Making pasta sauce with calcium chloride treated tomato chunks is interesting. If the recipe reads, as many do, to cook the tomatoes until they reach a “saucy” consistency or until the tomatoes break down – it may not happen; one characteristic of the calcium chloride treatment. I have wondered if the commercial packers use a higher dosage of calcium chloride to help their product hold up under the harsher treatment of commercial canning.
That’s my experience with Pickle Crisp. As someone else said it is just another salt. And it gives us one more ingredient to help insure our pickles are as tempting as possible.
Many thanks for your writing,
Bill, thanks for sharing your experience. I was aware that calcium chloride was widely used in commercial canning, but since I don’t buy these products I haven’t noticed the effects of the calcium chloride. I would expect it to improve the texture of canned beans but not, for most purposes, the texture of tomatoes, which are supposed to be mushy. I don’t know what quantities of calcium chloride the commercial packers may be using.
And of course I meant mushy cukes but spell checkers are as determined to “fix” or prose as some of my teachers in grammar school!
Microsoft is sure that cukes isn’t a word. But mushy cukes are much more unpleasant than mushy cakes!
I have food grade liquid calcium chloride for cheese making. I wonder if I can use this in place of the granules….thoughts??
The food-grade liquid product sold by Tetrachemicals is 34 to 36 percent calcium chloride. The Pickle Crisp label says simply “calcium chloride,” which I guess means it’s 100 percent. So perhaps you need about three times as much as the liquid product to equal the solid product? I would try asking the manufacturer or just experimenting.
I bought the granules today. I can’t find a recipe on how to use. Should I soak the cucumbers in a brine soak then when I go to process add the granules? Please help!!
Michah, perhaps the instructions are so simple that you missed them on the label. After your jars are filled with both cucumbers and liquid, and before you add lids and rings, add a rounded 1/8 teaspoon Pickle Crisp to each filled pint jar or a rounded 1/4 teaspoon to each quart jar. Then process the jars as usual.
What if you are not processing them, and just making quick refrigerator pickles?….would you use it then?
Jon, fresh cucumber pickles that aren’t heat-processed tend to stay quite firm in the refrigerator, for months. I wouldn’t bother adding Pickle Crisp.

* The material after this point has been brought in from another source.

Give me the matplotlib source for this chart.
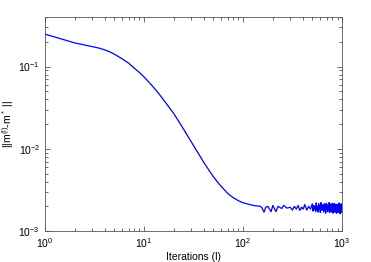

My Dill pickles ended up soft. Can I re can them and add pickle crisp? Thanks
No, Mediagal, your pickles would only get softer with more heating. I advise waiting until you make more pickles to try Pickle Crisp, and then be sure to use the low-temperature pasteurization method. If the pickles you have already made are unappetizingly soft, you might chop them up and serve them as relish.
After reading this article,I decided to experiment with Pickle Crisp by canning a pint of whole jalapenos.I made small slits in the peppers so the liquid could get in.I combined and heated 1 cup of water,1 cup of vinegar, and 1 level tablespoon of pickling salt.I put the recommended 1/8 tsp of Pickle Crisp in the jar with the peppers and filled it with the brine.I processed the pint jar of peppers for 15 minutes.I decided to open the sealed jar after 10 days.WOW! The peppers are nice and crisp and have no weird taste.Thanks for the info!!
That’s great, Ricky! Thanks for the report.
Hi. Cannot find anywhere what everyone uses as the pickling liquid. Please could someone advise? I absalorly love crisp pickled cucumbers, peppers etc. What would you advice I use for pickling?
I’ve never done this before but it’s something I’d love to start doing, I’ve ordered some pickle crisp.
Hope someone can help, sorry to re open this thread it’s just got some good tips on comments
Stephie, I suggest you buy my book, The Joy of Pickling. All your questions will be answered there.
You can’t do better than Linda’s book. She is an encyclopedic resource for every kind of pickle. I have 3 or 4 pickling books and use hers more than all the rest put together. I think her book has about 120 post-it flags on recipes I’ve made. She is great. Get her book, “The Joy of Pickling.”
Thank you, Bill!
I just bought a jar of pickle crisp to try in place of the liming process. I processed a jar yesterday. Does the pickle crisp make them more crisp over time or is it immediate? I’m wanting to try them to see if they are going to be acceptable ASAP as I will have need to be making more pickles very soon. Thanks!
Susan, I don’t know the answer to that question. You might check with the manufacturer.
Pickle Crisp will help preserve what crispness is already in the vegetable going into the canning process — so its effect would be immediately noticeably right after canning. It will have either preserved the existing crispness to your satisfaction, or not. (In fact, when Pickle Crisp first came on the market in 2004, Ball first wanted people to use it as a pre-soak for vegetables, rather than right in the jars.)
What it won’t do is give crunch where none existed at the start. That is to say, it won’t rescue cucumbers that should have been pickled a week ago. It helps to retain crispness; it won’t create it.
In commercial canning of tomatoes, calcium chloride is sometimes used to help whole tomatoes stay together better as consumers would expect.
In Canada, the Ball Pickle Crisp is sold in an identical jar, but labelled as Bernardin Pickle Crisp, as is typically the case with those two product lines. And in spring 2019, Mrs Wages released its own competitor called “Xtra Crunch”, which, like the Ball / Bernardin jars, is just pure generic food-grade calcium chloride sold in branded packaging.
Thanks, Randal! Do you know why Ball dropped the pre-soak idea?
It’s worth mentioning here, in case Susan and other readers don’t know, that heat softens cucumbers. Low-temperature pasteurization preserves crispness better than a boiling-water bath. Better still is to skip the processing and store the pickles in the refrigerator.
I have a cinnamon red hot recipe that uses big over ripe cucumbers, soak in lime mixture, drain, rinse, drain, rinse, etc. simmer in vinegar & water 2 hours, make syrup, heat, pack and process. Will pickle fresh take the place of Lime?
With Pickle Crisp the slices will be less firm, and they will pack more densely. But otherwise the substitution should work. The pickle will certainly be safe to eat.